# START OF Data block
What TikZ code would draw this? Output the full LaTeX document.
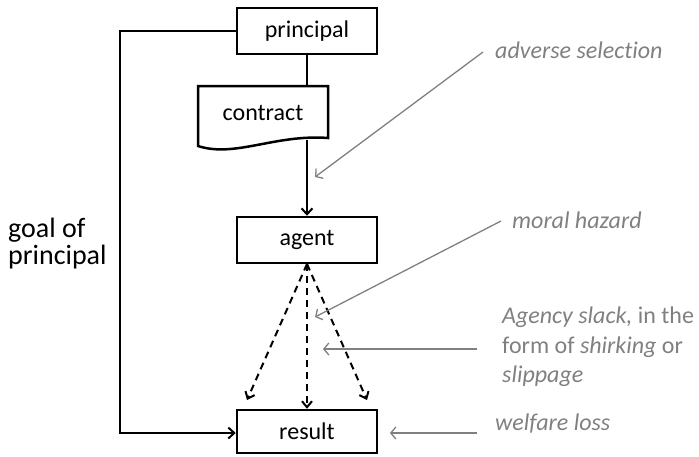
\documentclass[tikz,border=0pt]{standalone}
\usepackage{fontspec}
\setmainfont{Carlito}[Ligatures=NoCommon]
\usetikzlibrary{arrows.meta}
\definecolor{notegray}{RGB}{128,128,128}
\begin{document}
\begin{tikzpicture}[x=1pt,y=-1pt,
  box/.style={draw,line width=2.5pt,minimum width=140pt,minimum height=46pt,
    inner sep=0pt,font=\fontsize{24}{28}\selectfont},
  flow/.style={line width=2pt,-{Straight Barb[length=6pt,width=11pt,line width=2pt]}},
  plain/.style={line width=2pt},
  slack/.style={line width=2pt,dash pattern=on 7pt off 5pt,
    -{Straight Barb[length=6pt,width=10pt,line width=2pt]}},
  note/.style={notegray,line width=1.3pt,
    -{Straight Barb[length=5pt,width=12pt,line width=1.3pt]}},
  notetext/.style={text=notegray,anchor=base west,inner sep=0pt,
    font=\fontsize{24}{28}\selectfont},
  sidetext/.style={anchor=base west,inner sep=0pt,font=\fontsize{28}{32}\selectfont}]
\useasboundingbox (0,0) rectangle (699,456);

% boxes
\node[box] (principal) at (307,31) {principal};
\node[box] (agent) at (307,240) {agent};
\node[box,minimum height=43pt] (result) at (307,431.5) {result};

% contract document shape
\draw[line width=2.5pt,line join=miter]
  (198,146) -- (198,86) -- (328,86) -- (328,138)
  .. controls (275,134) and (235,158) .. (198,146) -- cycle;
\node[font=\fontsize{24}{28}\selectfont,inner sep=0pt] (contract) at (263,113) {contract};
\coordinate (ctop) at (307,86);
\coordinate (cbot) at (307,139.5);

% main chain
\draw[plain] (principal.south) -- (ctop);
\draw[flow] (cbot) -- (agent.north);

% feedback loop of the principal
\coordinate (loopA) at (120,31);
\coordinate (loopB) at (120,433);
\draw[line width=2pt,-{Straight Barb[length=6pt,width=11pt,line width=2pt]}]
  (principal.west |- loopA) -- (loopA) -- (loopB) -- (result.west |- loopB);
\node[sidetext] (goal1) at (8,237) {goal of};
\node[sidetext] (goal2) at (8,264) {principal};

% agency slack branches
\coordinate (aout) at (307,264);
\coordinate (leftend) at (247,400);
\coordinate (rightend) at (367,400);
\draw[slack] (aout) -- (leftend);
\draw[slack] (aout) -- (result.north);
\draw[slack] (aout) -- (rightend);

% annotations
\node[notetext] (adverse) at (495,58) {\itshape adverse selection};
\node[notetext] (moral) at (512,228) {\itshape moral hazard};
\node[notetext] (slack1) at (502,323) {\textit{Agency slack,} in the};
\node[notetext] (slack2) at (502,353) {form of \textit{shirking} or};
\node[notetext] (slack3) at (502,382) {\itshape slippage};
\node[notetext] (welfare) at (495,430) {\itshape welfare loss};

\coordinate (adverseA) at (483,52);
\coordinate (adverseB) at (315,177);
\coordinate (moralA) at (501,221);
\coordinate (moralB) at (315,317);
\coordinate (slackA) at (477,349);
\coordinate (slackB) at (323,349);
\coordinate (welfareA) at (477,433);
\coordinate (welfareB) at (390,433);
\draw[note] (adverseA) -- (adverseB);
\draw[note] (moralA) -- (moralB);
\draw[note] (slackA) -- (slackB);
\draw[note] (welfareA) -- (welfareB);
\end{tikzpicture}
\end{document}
# END OF Data block
■ What is expected ■
Make an exact copy of the whole listing, but don't bring over any pictures.

■ Task result ■
What TikZ code would draw this? Output the full LaTeX document.
\documentclass[tikz,border=0pt]{standalone}
\usepackage{fontspec}
\setmainfont{Carlito}[Ligatures=NoCommon]
\usetikzlibrary{arrows.meta}
\definecolor{notegray}{RGB}{128,128,128}
\begin{document}
\begin{tikzpicture}[x=1pt,y=-1pt,
  box/.style={draw,line width=2.5pt,minimum width=140pt,minimum height=46pt,
    inner sep=0pt,font=\fontsize{24}{28}\selectfont},
  flow/.style={line width=2pt,-{Straight Barb[length=6pt,width=11pt,line width=2pt]}},
  plain/.style={line width=2pt},
  slack/.style={line width=2pt,dash pattern=on 7pt off 5pt,
    -{Straight Barb[length=6pt,width=10pt,line width=2pt]}},
  note/.style={notegray,line width=1.3pt,
    -{Straight Barb[length=5pt,width=12pt,line width=1.3pt]}},
  notetext/.style={text=notegray,anchor=base west,inner sep=0pt,
    font=\fontsize{24}{28}\selectfont},
  sidetext/.style={anchor=base west,inner sep=0pt,font=\fontsize{28}{32}\selectfont}]
\useasboundingbox (0,0) rectangle (699,456);

% boxes
\node[box] (principal) at (307,31) {principal};
\node[box] (agent) at (307,240) {agent};
\node[box,minimum height=43pt] (result) at (307,431.5) {result};

% contract document shape
\draw[line width=2.5pt,line join=miter]
  (198,146) -- (198,86) -- (328,86) -- (328,138)
  .. controls (275,134) and (235,158) .. (198,146) -- cycle;
\node[font=\fontsize{24}{28}\selectfont,inner sep=0pt] (contract) at (263,113) {contract};
\coordinate (ctop) at (307,86);
\coordinate (cbot) at (307,139.5);

% main chain
\draw[plain] (principal.south) -- (ctop);
\draw[flow] (cbot) -- (agent.north);

% feedback loop of the principal
\coordinate (loopA) at (120,31);
\coordinate (loopB) at (120,433);
\draw[line width=2pt,-{Straight Barb[length=6pt,width=11pt,line width=2pt]}]
  (principal.west |- loopA) -- (loopA) -- (loopB) -- (result.west |- loopB);
\node[sidetext] (goal1) at (8,237) {goal of};
\node[sidetext] (goal2) at (8,264) {principal};

% agency slack branches
\coordinate (aout) at (307,264);
\coordinate (leftend) at (247,400);
\coordinate (rightend) at (367,400);
\draw[slack] (aout) -- (leftend);
\draw[slack] (aout) -- (result.north);
\draw[slack] (aout) -- (rightend);

% annotations
\node[notetext] (adverse) at (495,58) {\itshape adverse selection};
\node[notetext] (moral) at (512,228) {\itshape moral hazard};
\node[notetext] (slack1) at (502,323) {\textit{Agency slack,} in the};
\node[notetext] (slack2) at (502,353) {form of \textit{shirking} or};
\node[notetext] (slack3) at (502,382) {\itshape slippage};
\node[notetext] (welfare) at (495,430) {\itshape welfare loss};

\coordinate (adverseA) at (483,52);
\coordinate (adverseB) at (315,177);
\coordinate (moralA) at (501,221);
\coordinate (moralB) at (315,317);
\coordinate (slackA) at (477,349);
\coordinate (slackB) at (323,349);
\coordinate (welfareA) at (477,433);
\coordinate (welfareB) at (390,433);
\draw[note] (adverseA) -- (adverseB);
\draw[note] (moralA) -- (moralB);
\draw[note] (slackA) -- (slackB);
\draw[note] (welfareA) -- (welfareB);
\end{tikzpicture}
\end{document}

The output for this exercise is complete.